The first thing I noticed between executions is that when asking for a large size, malloc
actually used mmap
instead of brk
to allocate the memory. I wasn’t sure why, since I have yet to study mmap
. But checking the code for glibc’s malloc
I’ve found a pretty nice writeup made by the authors explaining their implementation. I highly recommend reading it. Regarding the use of mmap
, from the source code comments:
This backup strategy generally applies only when systems have “holes” in address space, so sbrk cannot perform contiguous expansion, but there is still space available on system. On systems for which this is known to be useful (i.e. most linux kernels), this occurs only when programs allocate huge amounts of memory. Between this, and the fact that mmap regions tend to be limited, the size should be large, to avoid too many mmap calls and thus avoid running out of kernel resources.

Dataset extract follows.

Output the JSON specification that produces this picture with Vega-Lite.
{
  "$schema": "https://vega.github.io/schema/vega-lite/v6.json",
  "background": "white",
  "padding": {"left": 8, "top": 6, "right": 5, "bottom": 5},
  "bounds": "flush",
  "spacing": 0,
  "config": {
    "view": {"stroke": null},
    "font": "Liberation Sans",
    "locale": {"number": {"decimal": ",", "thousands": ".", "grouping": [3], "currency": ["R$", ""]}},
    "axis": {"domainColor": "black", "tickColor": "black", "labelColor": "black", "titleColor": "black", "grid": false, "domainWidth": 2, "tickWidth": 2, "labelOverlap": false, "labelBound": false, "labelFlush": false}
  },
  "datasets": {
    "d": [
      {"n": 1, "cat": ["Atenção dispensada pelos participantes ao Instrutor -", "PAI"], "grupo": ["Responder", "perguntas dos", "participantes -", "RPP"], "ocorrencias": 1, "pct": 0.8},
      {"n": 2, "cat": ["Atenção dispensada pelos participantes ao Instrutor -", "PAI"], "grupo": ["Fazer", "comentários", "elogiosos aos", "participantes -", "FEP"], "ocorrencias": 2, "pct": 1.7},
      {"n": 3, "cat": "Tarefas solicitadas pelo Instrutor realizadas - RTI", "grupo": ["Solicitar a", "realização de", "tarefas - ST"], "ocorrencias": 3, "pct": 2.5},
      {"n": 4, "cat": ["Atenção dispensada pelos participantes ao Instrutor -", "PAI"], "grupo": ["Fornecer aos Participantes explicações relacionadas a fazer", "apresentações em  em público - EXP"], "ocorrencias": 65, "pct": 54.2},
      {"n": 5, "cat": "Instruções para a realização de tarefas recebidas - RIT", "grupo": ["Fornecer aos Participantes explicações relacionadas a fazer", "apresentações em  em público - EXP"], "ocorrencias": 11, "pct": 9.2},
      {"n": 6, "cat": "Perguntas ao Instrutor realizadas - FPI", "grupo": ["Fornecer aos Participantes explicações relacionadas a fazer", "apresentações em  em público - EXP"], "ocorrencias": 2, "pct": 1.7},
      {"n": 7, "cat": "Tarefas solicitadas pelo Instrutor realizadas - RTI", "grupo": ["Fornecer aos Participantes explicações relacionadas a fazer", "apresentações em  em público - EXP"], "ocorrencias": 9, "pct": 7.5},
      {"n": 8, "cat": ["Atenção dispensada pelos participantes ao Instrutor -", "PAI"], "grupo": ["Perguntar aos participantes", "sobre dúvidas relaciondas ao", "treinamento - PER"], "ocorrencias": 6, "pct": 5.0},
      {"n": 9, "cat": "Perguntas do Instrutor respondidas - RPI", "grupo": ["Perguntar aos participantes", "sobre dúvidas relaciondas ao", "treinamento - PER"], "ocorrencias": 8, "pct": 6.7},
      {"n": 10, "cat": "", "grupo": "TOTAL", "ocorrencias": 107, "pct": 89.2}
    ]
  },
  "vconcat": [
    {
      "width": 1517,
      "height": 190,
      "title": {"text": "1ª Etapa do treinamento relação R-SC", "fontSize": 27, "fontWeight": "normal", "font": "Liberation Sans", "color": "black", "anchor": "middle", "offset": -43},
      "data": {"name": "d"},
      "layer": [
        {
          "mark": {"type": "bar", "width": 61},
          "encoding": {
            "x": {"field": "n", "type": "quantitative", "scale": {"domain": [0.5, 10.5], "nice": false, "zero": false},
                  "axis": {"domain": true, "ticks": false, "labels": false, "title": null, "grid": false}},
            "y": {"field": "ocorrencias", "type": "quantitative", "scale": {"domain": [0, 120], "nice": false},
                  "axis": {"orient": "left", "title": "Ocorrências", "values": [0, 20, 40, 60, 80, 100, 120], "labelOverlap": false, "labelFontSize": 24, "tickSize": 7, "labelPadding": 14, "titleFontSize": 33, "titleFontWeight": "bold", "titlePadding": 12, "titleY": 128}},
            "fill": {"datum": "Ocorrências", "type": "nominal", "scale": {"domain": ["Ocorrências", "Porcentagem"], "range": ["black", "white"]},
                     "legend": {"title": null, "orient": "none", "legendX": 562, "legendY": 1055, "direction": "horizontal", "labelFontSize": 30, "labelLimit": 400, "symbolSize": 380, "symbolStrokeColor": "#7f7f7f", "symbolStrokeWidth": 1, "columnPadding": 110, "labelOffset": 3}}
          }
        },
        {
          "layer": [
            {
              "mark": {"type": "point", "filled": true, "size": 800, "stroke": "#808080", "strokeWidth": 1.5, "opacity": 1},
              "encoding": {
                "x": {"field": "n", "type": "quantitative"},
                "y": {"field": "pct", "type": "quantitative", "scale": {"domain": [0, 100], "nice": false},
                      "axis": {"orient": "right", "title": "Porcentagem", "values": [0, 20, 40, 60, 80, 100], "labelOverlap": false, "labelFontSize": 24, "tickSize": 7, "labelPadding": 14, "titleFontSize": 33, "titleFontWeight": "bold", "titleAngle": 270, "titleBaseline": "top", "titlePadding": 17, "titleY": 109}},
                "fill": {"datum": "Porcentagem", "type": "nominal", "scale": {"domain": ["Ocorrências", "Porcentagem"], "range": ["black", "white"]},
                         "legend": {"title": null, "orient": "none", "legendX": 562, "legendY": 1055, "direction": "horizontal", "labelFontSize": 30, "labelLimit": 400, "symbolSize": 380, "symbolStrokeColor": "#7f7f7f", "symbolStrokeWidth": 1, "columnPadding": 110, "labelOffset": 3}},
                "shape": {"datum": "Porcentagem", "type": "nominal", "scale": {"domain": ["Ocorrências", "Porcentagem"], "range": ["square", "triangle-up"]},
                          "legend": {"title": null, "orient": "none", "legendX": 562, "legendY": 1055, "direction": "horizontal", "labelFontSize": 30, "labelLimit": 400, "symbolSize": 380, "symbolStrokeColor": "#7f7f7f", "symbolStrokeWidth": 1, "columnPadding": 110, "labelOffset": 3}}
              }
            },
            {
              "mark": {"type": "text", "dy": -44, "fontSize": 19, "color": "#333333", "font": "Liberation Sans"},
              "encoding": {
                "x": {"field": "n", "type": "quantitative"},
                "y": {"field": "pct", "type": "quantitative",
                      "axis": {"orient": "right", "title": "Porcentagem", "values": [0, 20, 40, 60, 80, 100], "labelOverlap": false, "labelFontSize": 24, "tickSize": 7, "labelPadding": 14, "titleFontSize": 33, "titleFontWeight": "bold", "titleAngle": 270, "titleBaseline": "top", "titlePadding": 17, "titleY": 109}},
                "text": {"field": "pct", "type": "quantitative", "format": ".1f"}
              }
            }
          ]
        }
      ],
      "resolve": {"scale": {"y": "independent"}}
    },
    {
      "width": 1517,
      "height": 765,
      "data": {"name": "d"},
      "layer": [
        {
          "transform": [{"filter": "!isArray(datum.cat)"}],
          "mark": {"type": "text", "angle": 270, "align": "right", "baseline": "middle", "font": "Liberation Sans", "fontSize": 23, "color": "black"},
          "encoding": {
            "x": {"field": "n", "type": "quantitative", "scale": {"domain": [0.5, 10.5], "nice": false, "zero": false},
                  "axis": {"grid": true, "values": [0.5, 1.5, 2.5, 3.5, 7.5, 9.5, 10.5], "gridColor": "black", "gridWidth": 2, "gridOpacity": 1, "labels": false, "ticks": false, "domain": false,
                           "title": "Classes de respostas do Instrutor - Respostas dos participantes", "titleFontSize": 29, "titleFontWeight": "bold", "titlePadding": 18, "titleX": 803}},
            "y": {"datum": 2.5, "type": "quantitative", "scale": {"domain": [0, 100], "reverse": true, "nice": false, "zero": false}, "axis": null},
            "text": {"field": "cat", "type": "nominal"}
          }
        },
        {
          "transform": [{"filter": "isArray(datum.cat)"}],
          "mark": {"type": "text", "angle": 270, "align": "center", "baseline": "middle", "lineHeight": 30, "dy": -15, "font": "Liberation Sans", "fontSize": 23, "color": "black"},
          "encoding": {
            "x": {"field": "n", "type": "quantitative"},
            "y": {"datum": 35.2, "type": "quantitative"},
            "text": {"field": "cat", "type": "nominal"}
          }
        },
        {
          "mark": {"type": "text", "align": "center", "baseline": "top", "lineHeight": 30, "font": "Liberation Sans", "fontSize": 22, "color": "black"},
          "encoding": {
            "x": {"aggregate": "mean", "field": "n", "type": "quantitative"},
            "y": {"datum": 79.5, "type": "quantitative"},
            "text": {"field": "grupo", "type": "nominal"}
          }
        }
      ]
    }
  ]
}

The documentation also explains their design goals, motivations, how the blocks are organized (by using bins for the different sizes, instead of keeping a linked list sorted by address, as I did) and lots of other details. I learned a lot reading it.
Adding a call to free
on my test program does not change the syscalls made by at, as the memory is not released to the OS (some people rely on this behavior “mallocing” a large chunk of memory and freeing it on the start of a program to reserve the memory). One can control this behavior by defining M_TRIM_THREASHOLD
:
M_TRIM_THRESHOLD
is the maximum amount of unused top-most memory to keep before releasing via malloc_trim infree()

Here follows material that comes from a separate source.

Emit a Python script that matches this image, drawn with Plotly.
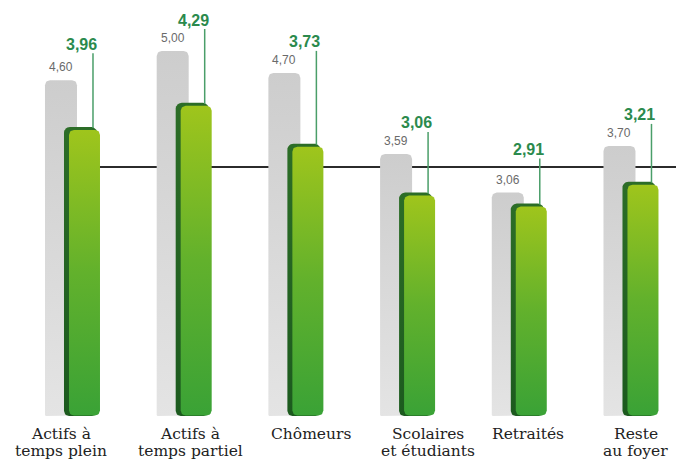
import numpy as np
import plotly.graph_objects as go

# --- data -----------------------------------------------------------------
categories = [
    ["Actifs à", "temps plein"],
    ["Actifs à", "temps partiel"],
    ["Chômeurs"],
    ["Scolaires", "et étudiants"],
    ["Retraités"],
    ["Reste", "au foyer"],
]
valeurs_reference = [4.60, 5.00, 4.70, 3.59, 3.06, 3.70]   # grey bars
valeurs = [3.96, 4.29, 3.73, 3.06, 2.91, 3.21]              # green bars
moyenne_ensemble = 3.41                                      # horizontal line

# --- geometry (pixels) ----------------------------------------------------
W, H = 676, 463
M_T, M_B = 16, 47
X_RANGE = [-0.640, 5.412]
PLOT_H = H - M_T - M_B
PXX = W / (X_RANGE[1] - X_RANGE[0])       # px per x unit
Y_TOP = PLOT_H / 73.0
PXY = PLOT_H / Y_TOP                       # px per y unit

GREY_L, GREY_R = -26.5, 5.5                # grey bar edges from category centre
GREEN_L, GREEN_R = -7.5, 28.5              # green bar edges
SIDE_W = 5                                 # dark side face width
RIM_H = 3                                  # dark top rim height
LEADER_X = 21.5                            # leader line offset
GREEN_LABEL_X = 10
GREEN_LABEL_UP = 31                        # px above grey bar top
green_label_lift = [5, 0, 0, 0, 12, 0]
label_xshift = [-10.5, 7, 16, 21, 10, 6]


def fmt(v):
    return f"{v:.2f}".replace(".", ",")


def rounded_bar(xc, left_px, right_px, y0, y1, rt, rb, n=8):
    """Polygon (data units) of a bar with rounded corners."""
    h = (y1 - y0) * PXY
    rt = min(rt, h / 2)
    rb = min(rb, h / 2)
    pts = []

    def arc(cx, cy, r, a0, a1):
        for a in np.linspace(np.radians(a0), np.radians(a1), n):
            pts.append((cx + r * np.cos(a), cy + r * np.sin(a)))

    arc(left_px + rb, rb, rb, 180, 270)
    arc(right_px - rb, rb, rb, 270, 360)
    arc(right_px - rt, h - rt, rt, 0, 90)
    arc(left_px + rt, h - rt, rt, 90, 180)
    pts.append(pts[0])
    xs = [xc + p[0] / PXX for p in pts]
    ys = [y0 + p[1] / PXY for p in pts]
    return xs, ys


fig = go.Figure()
positions = np.arange(len(categories))

for i, (ref, val) in enumerate(zip(valeurs_reference, valeurs)):
    xc = positions[i]
    # grey bar
    xs, ys = rounded_bar(xc, GREY_L, GREY_R, 0, ref, 5, 1)
    fig.add_trace(go.Scatter(
        x=xs, y=ys, mode="lines", fill="toself", line=dict(width=0),
        fillcolor="#d6d6d6",
        fillgradient=dict(type="vertical",
                          colorscale=[[0, "#e4e4e4"], [1, "#cdcdcd"]]),
        hoverinfo="skip"))
    # dark side / rim of the green bar
    xs, ys = rounded_bar(xc, GREEN_L, GREEN_R - 3, 0, val, 6, 5)
    fig.add_trace(go.Scatter(
        x=xs, y=ys, mode="lines", fill="toself", line=dict(width=0),
        fillcolor="#1f5e22",
        fillgradient=dict(type="vertical",
                          colorscale=[[0, "#1c5a1e"], [1, "#2c6d27"]]),
        hoverinfo="skip"))
    # green front face
    xs, ys = rounded_bar(xc, GREEN_L + SIDE_W, GREEN_R, 0.5 / PXY,
                         val - RIM_H / PXY, 5, 5)
    fig.add_trace(go.Scatter(
        x=xs, y=ys, mode="lines", fill="toself", line=dict(width=0),
        fillcolor="#6bb42a",
        fillgradient=dict(type="vertical",
                          colorscale=[[0, "#3aa236"], [0.5, "#62b12c"],
                                      [1, "#9fc51c"]]),
        hoverinfo="skip"))

# leader lines from green bar tops to their labels
lx, ly = [], []
for i, (ref, val) in enumerate(zip(valeurs_reference, valeurs)):
    x = positions[i] + LEADER_X / PXX
    top = ref + (GREEN_LABEL_UP + green_label_lift[i] - 9) / PXY
    lx += [x, x, None]
    ly += [val - 1 / PXY, top, None]
fig.add_trace(go.Scatter(x=lx, y=ly, mode="lines",
                         line=dict(color="#4a9e69", width=1.5),
                         hoverinfo="skip"))

annotations = []
for i, (ref, val) in enumerate(zip(valeurs_reference, valeurs)):
    # grey value
    annotations.append(dict(
        x=positions[i] + (GREY_L + GREY_R) / 2 / PXX, y=ref, xref="x", yref="y",
        text=fmt(ref), showarrow=False, yanchor="middle", yshift=13,
        font=dict(family="Liberation Sans, Arial, sans-serif", size=12,
                  color="#6a6a6a")))
    # green value
    annotations.append(dict(
        x=positions[i] + GREEN_LABEL_X / PXX, y=ref, xref="x", yref="y",
        text=f"<b>{fmt(val)}</b>", showarrow=False, yanchor="middle",
        yshift=GREEN_LABEL_UP + green_label_lift[i],
        font=dict(family="Liberation Sans, Arial, sans-serif", size=16,
                  color="#2b8a4d")))
    # category label, one annotation per line for tight leading
    for k, line in enumerate(categories[i]):
        annotations.append(dict(
            x=positions[i], y=0, xref="x", yref="paper", text=line,
            showarrow=False, yanchor="middle", xshift=label_xshift[i],
            yshift=-18 - 17 * k, borderpad=0,
            font=dict(family="DejaVu Serif, serif", size=15.5,
                      color="#222222")))

fig.update_layout(
    width=W, height=H, autosize=False,
    margin=dict(l=0, r=0, t=M_T, b=M_B, pad=0),
    paper_bgcolor="white", plot_bgcolor="white",
    showlegend=False,
    xaxis=dict(range=X_RANGE, visible=False, fixedrange=True),
    yaxis=dict(range=[0, Y_TOP], visible=False, fixedrange=True),
    annotations=annotations,
    shapes=[dict(type="line", xref="x", yref="y", layer="below",
                 x0=0, x1=X_RANGE[1], y0=moyenne_ensemble, y1=moyenne_ensemble,
                 line=dict(color="#2b2b2b", width=2))],
)

fig.write_html("out.html")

. Automatic trimming is mainly useful in long-lived programs. Because trimming viasbrk
can be slow on some systems, and can sometimes be wasteful (in cases where programs immediately afterward allocate more large chunks) the value should be high enough so that your overall system performance would improve by releasing this much memory.
This blog post is part of a series of posts that I intent to write while reading “The Linux Programming Interface” to make sure I’m actually learning something, as a way to practice and to share knowledge.